From truthiness to fakiness, via bullshit
Clearly, a lot of fake news is not created for the monetary rewards. It’s there to push a political or social agenda. And that’s where the word “fake” starts becoming loaded – because even fake news that can be shown to be false usually has the quality Stephen Colbert calls “truthiness” for those who share the values and assumptions it’s reflecting, while it doesn’t for those who don’t. In fact, it has the opposite quality, which we might as well call “fakiness”.
If you didn’t believe in climate change, reports showing the agreement of the scientific establishment on its reality would feel fake – precisely because the scientific establishment would say that, wouldn’t it? And of course, a conspiracy has the emotional benefit for adherents of being literally impossible to disprove. People who hold certain belief systems believe the Mainstream Media lies precisely because that’s what it’s there for.

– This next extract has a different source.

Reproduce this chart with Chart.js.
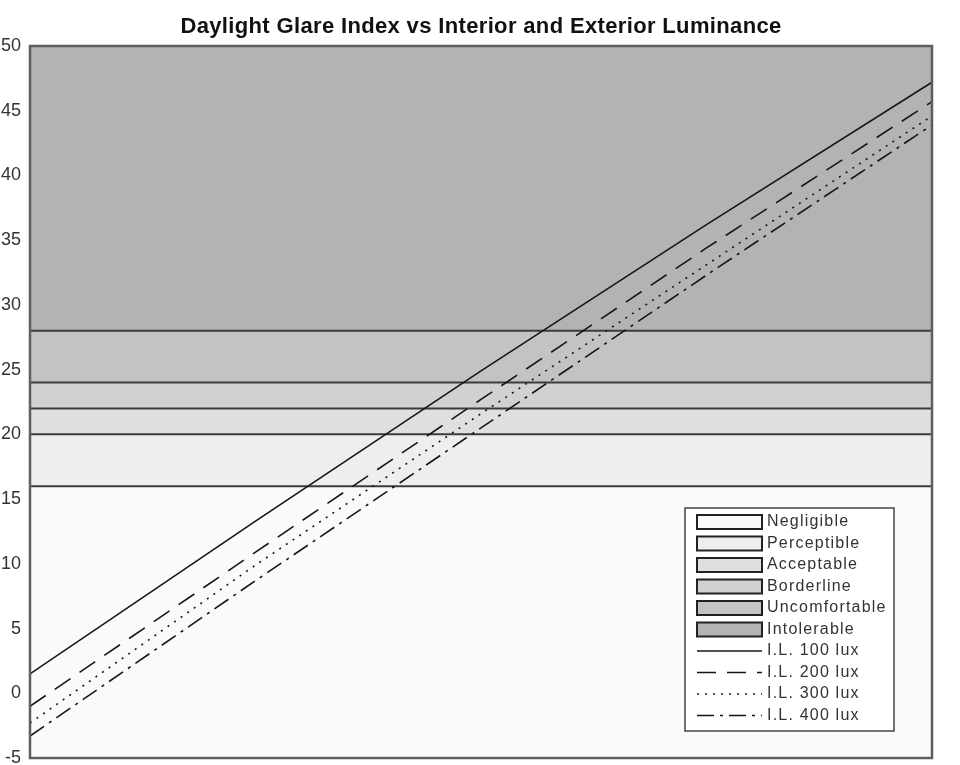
<!DOCTYPE html>
<html>
<head>
<meta charset="utf-8">
<title>Daylight Glare Index</title>
<script src="https://cdn.jsdelivr.net/npm/chart.js@4.4.1/dist/chart.umd.min.js"></script>
<style>
  html, body { margin: 0; padding: 0; background: #ffffff; }
  #wrap { width: 960px; height: 765px; position: relative; }
</style>
</head>
<body>
<div id="wrap"><canvas id="grafica"></canvas></div>
<script>
// =============================================
// DATOS
// =============================================

// posiciones a lo largo del eje de luminancia exterior (sin etiquetas en la imagen)
const posicionesX = [0, 25, 50, 75, 100];

// DGI para cada iluminancia interior
const dgi100 = [1.5, 13.3, 24.9, 36.2, 47.2];
const dgi200 = [-1.0, 10.9, 22.7, 34.4, 45.7];
const dgi300 = [-2.3, 9.9, 21.6, 33.1, 44.6];
const dgi400 = [-3.3, 8.7, 20.5, 32.3, 43.9];
const etiquetasLineas = ["I.L. 100 lux", "I.L. 200 lux", "I.L. 300 lux", "I.L. 400 lux"];

// bandas de sensación de deslumbramiento
const limitesBandas = [-5, 16, 20, 22, 24, 28, 50];
const nombresBandas = ["Negligible", "Perceptible", "Acceptable", "Borderline", "Uncomfortable", "Intolerable"];

// eje Y
const ticksY = [-5, 0, 5, 10, 15, 20, 25, 30, 35, 40, 45, 50];

const titulo = "Daylight Glare Index vs Interior and Exterior Luminance";

// =============================================
// ESTILOS
// =============================================

const coloresBandas = ["#fafafa", "#eeeeee", "#dfdfdf", "#d1d1d1", "#c3c3c3", "#b3b3b3"];
const trazosLineas = [[], [19, 11], [2, 6], [17, 6, 3, 6]];
const colorLinea = "#161616";
const fuente = "'Liberation Sans', Arial, Helvetica, sans-serif";

// =============================================
// CONSTRUCCIÓN DE DATASETS
// =============================================

function puntos(valores) {
  return valores.map((v, i) => ({ x: posicionesX[i], y: v }));
}

function datasetsBandas() {
  const xMin = posicionesX[0];
  const xMax = posicionesX[posicionesX.length - 1];
  return limitesBandas.map((lim, i) => {
    const esBorde = i === 0 || i === limitesBandas.length - 1;
    return {
      label: "limite " + lim,
      data: [{ x: xMin, y: lim }, { x: xMax, y: lim }],
      borderColor: "#3c3c3c",
      borderWidth: esBorde ? 0 : 2,
      backgroundColor: i === 0 ? "transparent" : coloresBandas[i - 1],
      fill: i === 0 ? false : "-1",
      pointRadius: 0,
      order: 2,
    };
  });
}

function datasetsLineas() {
  const series = [dgi100, dgi200, dgi300, dgi400];
  return series.map((serie, i) => ({
    label: etiquetasLineas[i],
    data: puntos(serie),
    borderColor: colorLinea,
    borderWidth: 1.6,
    borderDash: trazosLineas[i],
    fill: false,
    pointRadius: 0,
    tension: 0,
    order: 0,
  }));
}

// =============================================
// PLUGINS: TÍTULO, MARCO Y LEYENDA
// =============================================

const tituloPlugin = {
  id: "titulo",
  afterDraw(chart) {
    const { ctx, chartArea } = chart;
    ctx.save();
    ctx.font = "bold 22px " + fuente;
    ctx.fillStyle = "#111111";
    ctx.textAlign = "center";
    ctx.textBaseline = "alphabetic";
    if ("letterSpacing" in ctx) ctx.letterSpacing = "0.35px";
    ctx.fillText(titulo, (chartArea.left + chartArea.right) / 2, chartArea.top - 13);
    ctx.restore();
  },
};

const marcoPlugin = {
  id: "marco",
  afterDraw(chart) {
    const { ctx, chartArea } = chart;
    ctx.save();
    ctx.strokeStyle = "#5e5e5e";
    ctx.lineWidth = 2.5;
    ctx.strokeRect(chartArea.left, chartArea.top, chartArea.right - chartArea.left, chartArea.bottom - chartArea.top);
    ctx.restore();
  },
};

const leyendaPlugin = {
  id: "leyendaInterna",
  afterDraw(chart) {
    const { ctx, chartArea } = chart;
    const ancho = 209, alto = 223;
    const x0 = chartArea.right - 38 - ancho;
    const y0 = chartArea.bottom - 27 - alto;
    const paso = 21.5;

    ctx.save();
    ctx.fillStyle = "#ffffff";
    ctx.fillRect(x0, y0, ancho, alto);
    ctx.strokeStyle = "#444444";
    ctx.lineWidth = 1.5;
    ctx.strokeRect(x0, y0, ancho, alto);

    ctx.font = "16px " + fuente;
    ctx.textBaseline = "middle";
    ctx.textAlign = "left";
    if ("letterSpacing" in ctx) ctx.letterSpacing = "1.2px";

    let y = y0 + 14;
    // cajas de bandas
    nombresBandas.forEach((nombre, i) => {
      ctx.fillStyle = coloresBandas[i];
      ctx.fillRect(x0 + 12, y - 7, 65, 14);
      ctx.strokeStyle = "#222222";
      ctx.lineWidth = 2;
      ctx.setLineDash([]);
      ctx.strokeRect(x0 + 12, y - 7, 65, 14);
      ctx.fillStyle = "#333333";
      ctx.fillText(nombre, x0 + 82, y);
      y += paso;
    });
    // muestras de lineas
    etiquetasLineas.forEach((etq, i) => {
      ctx.strokeStyle = colorLinea;
      ctx.lineWidth = 1.6;
      ctx.setLineDash(trazosLineas[i]);
      ctx.beginPath();
      ctx.moveTo(x0 + 12, y);
      ctx.lineTo(x0 + 77, y);
      ctx.stroke();
      ctx.setLineDash([]);
      ctx.fillStyle = "#333333";
      ctx.fillText(etq, x0 + 82, y);
      y += paso;
    });
    ctx.restore();
  },
};

// =============================================
// GRÁFICA
// =============================================

document.addEventListener("DOMContentLoaded", function () {
  const ctx = document.getElementById("grafica").getContext("2d");
  new Chart(ctx, {
    type: "line",
    data: {
      datasets: datasetsLineas().concat(datasetsBandas()),
    },
    options: {
      responsive: true,
      maintainAspectRatio: false,
      animation: false,
      layout: { padding: { left: 0, right: 28, top: 46, bottom: 7 } },
      plugins: {
        legend: { display: false },
        tooltip: { enabled: false },
        title: { display: false },
      },
      scales: {
        x: {
          type: "linear",
          display: false,
          min: posicionesX[0],
          max: posicionesX[posicionesX.length - 1],
        },
        y: {
          type: "linear",
          min: ticksY[0],
          max: ticksY[ticksY.length - 1],
          grid: { display: false, drawTicks: false },
          border: { display: false },
          afterBuildTicks: (escala) => {
            escala.ticks = ticksY.map((v) => ({ value: v }));
          },
          afterFit: (escala) => {
            // ancho fijo del eje y etiquetas extremas fuera del area
            escala.width = 30;
            escala.paddingTop = 0;
            escala.paddingBottom = 0;
          },
          ticks: {
            color: "#333333",
            padding: 9,
            font: { family: fuente, size: 18 },
          },
        },
      },
    },
    plugins: [marcoPlugin, leyendaPlugin, tituloPlugin],
  });
});
</script>
</body>
</html>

Does it offend you that I picked climate change as an example? Does it make you suspect I might be a crazy person? A Russian agent maybe?
I mention climate change only to point out that what is perceived as fake news depends to a great extent on the point of view of the audience. When Donald Trump complains about fake news, he’s not talking about the same content as the Guardian. We can all agree that we oppose fake news – but we don’t agree on what news is fake news.

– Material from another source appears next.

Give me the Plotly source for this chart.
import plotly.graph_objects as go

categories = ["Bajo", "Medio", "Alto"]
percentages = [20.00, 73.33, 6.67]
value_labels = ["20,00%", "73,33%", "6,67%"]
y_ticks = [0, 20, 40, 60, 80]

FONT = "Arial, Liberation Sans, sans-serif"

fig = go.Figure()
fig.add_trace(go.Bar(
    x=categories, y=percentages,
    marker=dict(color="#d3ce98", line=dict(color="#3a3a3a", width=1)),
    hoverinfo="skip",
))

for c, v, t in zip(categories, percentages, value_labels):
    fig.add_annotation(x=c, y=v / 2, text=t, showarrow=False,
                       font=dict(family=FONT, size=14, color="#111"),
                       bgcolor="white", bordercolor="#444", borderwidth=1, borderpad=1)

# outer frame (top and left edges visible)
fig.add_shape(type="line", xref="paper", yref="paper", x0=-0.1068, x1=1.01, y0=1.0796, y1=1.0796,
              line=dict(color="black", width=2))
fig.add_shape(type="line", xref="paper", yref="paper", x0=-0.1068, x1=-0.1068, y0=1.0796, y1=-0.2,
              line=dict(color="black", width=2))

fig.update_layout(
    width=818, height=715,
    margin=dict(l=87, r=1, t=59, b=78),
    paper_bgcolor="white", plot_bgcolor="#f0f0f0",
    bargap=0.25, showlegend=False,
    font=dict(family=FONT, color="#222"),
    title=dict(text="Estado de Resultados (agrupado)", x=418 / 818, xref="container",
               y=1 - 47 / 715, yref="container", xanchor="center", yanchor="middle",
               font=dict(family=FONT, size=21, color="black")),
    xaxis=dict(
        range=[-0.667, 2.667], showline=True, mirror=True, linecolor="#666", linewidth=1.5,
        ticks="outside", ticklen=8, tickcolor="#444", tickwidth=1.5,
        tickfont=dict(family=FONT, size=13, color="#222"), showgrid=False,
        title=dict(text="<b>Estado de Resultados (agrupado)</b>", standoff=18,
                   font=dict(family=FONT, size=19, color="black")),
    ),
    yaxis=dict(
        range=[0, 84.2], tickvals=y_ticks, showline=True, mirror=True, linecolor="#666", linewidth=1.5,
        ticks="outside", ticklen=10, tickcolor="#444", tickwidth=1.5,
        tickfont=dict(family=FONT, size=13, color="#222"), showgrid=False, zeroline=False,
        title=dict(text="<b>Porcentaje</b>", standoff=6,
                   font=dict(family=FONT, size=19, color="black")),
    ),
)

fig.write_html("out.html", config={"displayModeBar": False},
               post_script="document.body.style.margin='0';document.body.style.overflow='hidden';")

It doesn’t have to sinister. The voices saying that the dead whale that recently washed up in Indonesia was actually an undiscovered sea monster and not – as all the scientists were saying – a dead whale got heard because the sea monster narrative is more clickable, so it got repeated.
Fake news is a species of what the philosopher Harry Frankfurt defined as “bullshit” in 2005. Liars, Frankfurt claims, care about whether something is true or not and try to conceal it. Bullshitters don’t care whether what they say is true or false, but only whether it has the desired effect.

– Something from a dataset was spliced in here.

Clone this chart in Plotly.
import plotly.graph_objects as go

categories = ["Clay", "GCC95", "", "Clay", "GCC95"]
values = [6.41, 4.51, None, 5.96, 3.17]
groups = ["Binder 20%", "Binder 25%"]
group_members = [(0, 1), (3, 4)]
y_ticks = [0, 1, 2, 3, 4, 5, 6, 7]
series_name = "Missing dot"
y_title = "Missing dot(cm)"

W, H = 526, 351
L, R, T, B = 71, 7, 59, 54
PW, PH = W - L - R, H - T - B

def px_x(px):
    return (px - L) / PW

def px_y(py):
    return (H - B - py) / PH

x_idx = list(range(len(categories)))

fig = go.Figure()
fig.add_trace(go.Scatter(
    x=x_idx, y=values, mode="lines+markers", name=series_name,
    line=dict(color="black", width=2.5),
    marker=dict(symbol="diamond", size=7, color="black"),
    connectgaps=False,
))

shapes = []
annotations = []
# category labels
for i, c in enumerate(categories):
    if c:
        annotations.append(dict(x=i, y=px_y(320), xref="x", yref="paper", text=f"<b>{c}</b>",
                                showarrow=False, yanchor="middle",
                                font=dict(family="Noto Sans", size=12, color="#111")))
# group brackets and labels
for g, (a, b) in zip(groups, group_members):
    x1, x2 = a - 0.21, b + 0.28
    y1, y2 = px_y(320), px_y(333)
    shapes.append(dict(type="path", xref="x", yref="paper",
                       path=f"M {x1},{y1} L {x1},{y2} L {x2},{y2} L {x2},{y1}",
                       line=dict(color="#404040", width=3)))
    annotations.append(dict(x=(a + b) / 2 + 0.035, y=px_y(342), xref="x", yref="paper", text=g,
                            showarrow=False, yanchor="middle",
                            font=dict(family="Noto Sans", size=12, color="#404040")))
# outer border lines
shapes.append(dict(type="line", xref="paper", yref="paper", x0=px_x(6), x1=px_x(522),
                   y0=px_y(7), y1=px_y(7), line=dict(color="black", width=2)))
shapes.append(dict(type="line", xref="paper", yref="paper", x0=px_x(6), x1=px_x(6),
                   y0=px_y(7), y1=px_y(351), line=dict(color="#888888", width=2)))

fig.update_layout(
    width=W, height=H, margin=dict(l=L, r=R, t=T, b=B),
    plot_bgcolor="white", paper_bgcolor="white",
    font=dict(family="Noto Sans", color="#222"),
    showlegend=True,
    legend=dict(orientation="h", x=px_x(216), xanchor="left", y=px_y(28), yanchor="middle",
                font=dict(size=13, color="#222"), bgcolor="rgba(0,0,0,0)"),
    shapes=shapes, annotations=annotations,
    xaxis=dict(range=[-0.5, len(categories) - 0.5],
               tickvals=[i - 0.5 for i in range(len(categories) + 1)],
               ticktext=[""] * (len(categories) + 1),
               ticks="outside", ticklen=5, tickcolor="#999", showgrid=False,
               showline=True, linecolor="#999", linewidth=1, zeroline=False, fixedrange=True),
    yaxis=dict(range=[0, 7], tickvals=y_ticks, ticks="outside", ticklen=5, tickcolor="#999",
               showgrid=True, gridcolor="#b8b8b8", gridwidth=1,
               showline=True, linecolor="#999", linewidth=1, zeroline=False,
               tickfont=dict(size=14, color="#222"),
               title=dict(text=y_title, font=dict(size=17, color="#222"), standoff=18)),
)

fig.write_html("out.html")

Fake news is what happens when we allow what we want to believe to drown out anything which contradicts that. Audiences are not innocent dupes of wicked manipulators in all this – like Fox Mulder, they want to believe.
What is to be done?
Theorists of post-modernism say that all truth is relative and all narratives are expressions of ideology and power. And to them I say “Big Mac and fries please”. Ha ha ha.
But much as we might make light of the excesses of relativists, the idea that there is a single truth – especially in the field of news – has taken one hell of a beating over the last fifty years. And if people don’t abide by the same (or at least compatible) rules of discourse, their arguments with one another are not going to get anywhere fast.
So what can be done? Well, one answer is the option I facetiously put forward in the title to this article – take the Chinese route and censor online content that contradicts the official line. China may have its problems, but death threats on Twitter are not one of them.
That’s a joke. I’m joking. I said it to get your attention. I said it to provoke a reaction. I am not calling for totalitarian state control of the internet.
Let me be clear on that point.
Nor am I saying “don’t use clickbait”. As Brad Smith says in the article quoted earlier, it works. For online marketers that’s gold dust.
But maybe we in the marketing business should ask ourselves, are we enabling fake news and bullshit to win? And if not, what can we do to help stop them? Whatever solution is found to fake news, it is surely going to affect online marketing – and that’s something everyone in this sector can agree is important.